> [DATA SEGMENT]

──────

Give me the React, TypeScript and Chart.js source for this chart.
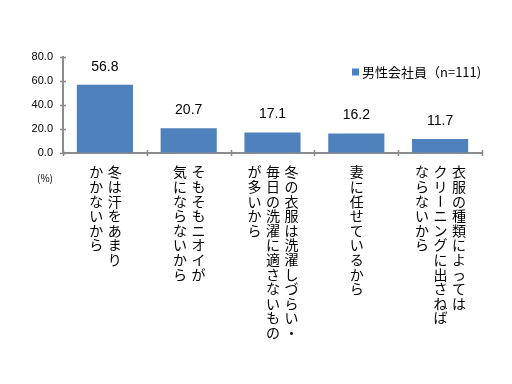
import React, { useEffect, useRef } from "react";
import { Chart, registerables } from "chart.js";

Chart.register(...registerables);

const categories: string[] = [
  "冬は汗をあまり\nかかないから",
  "そもそもニオイが\n気にならないから",
  "冬の衣服は洗濯しづらい・\n毎日の洗濯に適さないもの\nが多いから",
  "妻に任せているから",
  "衣服の種類によっては\nクリーニングに出さねば\nならないから",
];
const seriesName = "男性会社員（n=111)";
const values: number[] = [56.8, 20.7, 17.1, 16.2, 11.7];
const yMin = 0;
const yMax = 80;
const yStep = 20;
const unitLabel = "(%)";

const BAR_COLOR = "#4F81BD";
const AXIS_COLOR = "#8c8c8c";

const overlay = {
  id: "overlay",
  afterDraw(chart: any) {
    const ctx: CanvasRenderingContext2D = chart.ctx;
    const area = chart.chartArea;
    const meta = chart.getDatasetMeta(0);
    const xs = chart.scales.x;
    const ys = chart.scales.y;
    ctx.save();
    // cross tick marks
    ctx.strokeStyle = AXIS_COLOR;
    ctx.lineWidth = 1.5;
    ctx.beginPath();
    ys.ticks.forEach((t: any) => {
      const y = Math.round(ys.getPixelForValue(t.value)) + 0.5;
      ctx.moveTo(area.left - 3, y);
      ctx.lineTo(area.left + 3, y);
    });
    const n = categories.length;
    for (let i = 0; i <= n; i++) {
      const x = Math.round(area.left + ((area.right - area.left) * i) / n) + 0.5;
      ctx.moveTo(x, area.bottom - 3);
      ctx.lineTo(x, area.bottom + 3);
    }
    ctx.stroke();

    ctx.fillStyle = "#000";
    ctx.textAlign = "center";
    ctx.textBaseline = "middle";
    // value labels
    ctx.font = "14px 'Liberation Sans', Arial, sans-serif";
    meta.data.forEach((bar: any, i: number) => {
      ctx.fillText(values[i].toFixed(1), bar.x, bar.y - 18);
    });
    // vertical category labels (columns right to left)
    ctx.font = "14px 'Noto Sans CJK JP', sans-serif";
    categories.forEach((lab, i) => {
      const cols = lab.split("\n");
      const cx = xs.getPixelForValue(i) + 0.5;
      cols.forEach((col, j) => {
        const x = cx + ((cols.length - 1) / 2 - j) * 18.5;
        Array.from(col).forEach((ch, k) => {
          const y = area.bottom + 19 + k * 14.6;
          if (ch === "ー") {
            ctx.save();
            ctx.translate(x, y);
            ctx.rotate(Math.PI / 2);
            ctx.fillText(ch, 0, 0);
            ctx.restore();
          } else {
            ctx.fillText(ch, x, y);
          }
        });
      });
    });
    // unit label
    ctx.font = "10px 'Noto Sans CJK JP', sans-serif";
    ctx.fillText(unitLabel, 45, area.bottom + 25);
    // legend
    ctx.fillStyle = BAR_COLOR;
    ctx.fillRect(352, 68.5, 7, 7);
    ctx.fillStyle = "#000";
    ctx.textAlign = "left";
    ctx.font = "13px 'Noto Sans CJK JP', sans-serif";
    ctx.fillText(seriesName, 362, 72);
    ctx.restore();
  },
};

export default function App() {
  const ref = useRef<HTMLCanvasElement>(null);
  useEffect(() => {
    if (!ref.current) return;
    const chart = new Chart(ref.current, {
      type: "bar",
      data: {
        labels: categories.map((c) => c.replace(/\n/g, "")),
        datasets: [
          {
            label: seriesName,
            data: values,
            backgroundColor: BAR_COLOR,
            borderWidth: 0,
            barPercentage: 0.67,
            categoryPercentage: 1,
          },
        ],
      },
      options: {
        responsive: false,
        animation: false,
        devicePixelRatio: 1,
        layout: { padding: { top: 57, right: 30, bottom: 0, left: 0 } },
        plugins: { legend: { display: false }, tooltip: { enabled: false } },
        scales: {
          x: {
            ticks: { display: false },
            grid: {
              drawOnChartArea: false,
              drawTicks: true,
              tickLength: 3,
              color: "rgba(0,0,0,0)",
              offset: true,
            },
            border: { color: AXIS_COLOR, width: 2 },
            afterFit: (s: any) => {
              s.height = 231;
            },
          },
          y: {
            min: yMin,
            max: yMax,
            ticks: {
              stepSize: yStep,
              padding: 7,
              color: "#000",
              font: { family: "'Liberation Sans', Arial, sans-serif", size: 11 },
              callback: (v: any) => Number(v).toFixed(1),
            },
            grid: {
              drawOnChartArea: false,
              drawTicks: true,
              tickLength: 3,
              color: "rgba(0,0,0,0)",
            },
            border: { color: AXIS_COLOR, width: 2 },
            afterFit: (s: any) => {
              s.width = 63;
            },
          },
        },
      },
      plugins: [overlay],
    });
    return () => chart.destroy();
  }, []);
  return (
    <div style={{ position: "absolute", left: 0, top: 0, width: 512, height: 384, background: "#fff" }}>
      <canvas ref={ref} width={512} height={384} />
    </div>
  );
}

──────

> [WHAT TO WORK ON] Without the images, write out each line of the data verbatim.

> [RESULT OF THE TASK]
Give me the React, TypeScript and Chart.js source for this chart.
import React, { useEffect, useRef } from "react";
import { Chart, registerables } from "chart.js";

Chart.register(...registerables);

const categories: string[] = [
  "冬は汗をあまり\nかかないから",
  "そもそもニオイが\n気にならないから",
  "冬の衣服は洗濯しづらい・\n毎日の洗濯に適さないもの\nが多いから",
  "妻に任せているから",
  "衣服の種類によっては\nクリーニングに出さねば\nならないから",
];
const seriesName = "男性会社員（n=111)";
const values: number[] = [56.8, 20.7, 17.1, 16.2, 11.7];
const yMin = 0;
const yMax = 80;
const yStep = 20;
const unitLabel = "(%)";

const BAR_COLOR = "#4F81BD";
const AXIS_COLOR = "#8c8c8c";

const overlay = {
  id: "overlay",
  afterDraw(chart: any) {
    const ctx: CanvasRenderingContext2D = chart.ctx;
    const area = chart.chartArea;
    const meta = chart.getDatasetMeta(0);
    const xs = chart.scales.x;
    const ys = chart.scales.y;
    ctx.save();
    // cross tick marks
    ctx.strokeStyle = AXIS_COLOR;
    ctx.lineWidth = 1.5;
    ctx.beginPath();
    ys.ticks.forEach((t: any) => {
      const y = Math.round(ys.getPixelForValue(t.value)) + 0.5;
      ctx.moveTo(area.left - 3, y);
      ctx.lineTo(area.left + 3, y);
    });
    const n = categories.length;
    for (let i = 0; i <= n; i++) {
      const x = Math.round(area.left + ((area.right - area.left) * i) / n) + 0.5;
      ctx.moveTo(x, area.bottom - 3);
      ctx.lineTo(x, area.bottom + 3);
    }
    ctx.stroke();

    ctx.fillStyle = "#000";
    ctx.textAlign = "center";
    ctx.textBaseline = "middle";
    // value labels
    ctx.font = "14px 'Liberation Sans', Arial, sans-serif";
    meta.data.forEach((bar: any, i: number) => {
      ctx.fillText(values[i].toFixed(1), bar.x, bar.y - 18);
    });
    // vertical category labels (columns right to left)
    ctx.font = "14px 'Noto Sans CJK JP', sans-serif";
    categories.forEach((lab, i) => {
      const cols = lab.split("\n");
      const cx = xs.getPixelForValue(i) + 0.5;
      cols.forEach((col, j) => {
        const x = cx + ((cols.length - 1) / 2 - j) * 18.5;
        Array.from(col).forEach((ch, k) => {
          const y = area.bottom + 19 + k * 14.6;
          if (ch === "ー") {
            ctx.save();
            ctx.translate(x, y);
            ctx.rotate(Math.PI / 2);
            ctx.fillText(ch, 0, 0);
            ctx.restore();
          } else {
            ctx.fillText(ch, x, y);
          }
        });
      });
    });
    // unit label
    ctx.font = "10px 'Noto Sans CJK JP', sans-serif";
    ctx.fillText(unitLabel, 45, area.bottom + 25);
    // legend
    ctx.fillStyle = BAR_COLOR;
    ctx.fillRect(352, 68.5, 7, 7);
    ctx.fillStyle = "#000";
    ctx.textAlign = "left";
    ctx.font = "13px 'Noto Sans CJK JP', sans-serif";
    ctx.fillText(seriesName, 362, 72);
    ctx.restore();
  },
};

export default function App() {
  const ref = useRef<HTMLCanvasElement>(null);
  useEffect(() => {
    if (!ref.current) return;
    const chart = new Chart(ref.current, {
      type: "bar",
      data: {
        labels: categories.map((c) => c.replace(/\n/g, "")),
        datasets: [
          {
            label: seriesName,
            data: values,
            backgroundColor: BAR_COLOR,
            borderWidth: 0,
            barPercentage: 0.67,
            categoryPercentage: 1,
          },
        ],
      },
      options: {
        responsive: false,
        animation: false,
        devicePixelRatio: 1,
        layout: { padding: { top: 57, right: 30, bottom: 0, left: 0 } },
        plugins: { legend: { display: false }, tooltip: { enabled: false } },
        scales: {
          x: {
            ticks: { display: false },
            grid: {
              drawOnChartArea: false,
              drawTicks: true,
              tickLength: 3,
              color: "rgba(0,0,0,0)",
              offset: true,
            },
            border: { color: AXIS_COLOR, width: 2 },
            afterFit: (s: any) => {
              s.height = 231;
            },
          },
          y: {
            min: yMin,
            max: yMax,
            ticks: {
              stepSize: yStep,
              padding: 7,
              color: "#000",
              font: { family: "'Liberation Sans', Arial, sans-serif", size: 11 },
              callback: (v: any) => Number(v).toFixed(1),
            },
            grid: {
              drawOnChartArea: false,
              drawTicks: true,
              tickLength: 3,
              color: "rgba(0,0,0,0)",
            },
            border: { color: AXIS_COLOR, width: 2 },
            afterFit: (s: any) => {
              s.width = 63;
            },
          },
        },
      },
      plugins: [overlay],
    });
    return () => chart.destroy();
  }, []);
  return (
    <div style={{ position: "absolute", left: 0, top: 0, width: 512, height: 384, background: "#fff" }}>
      <canvas ref={ref} width={512} height={384} />
    </div>
  );
}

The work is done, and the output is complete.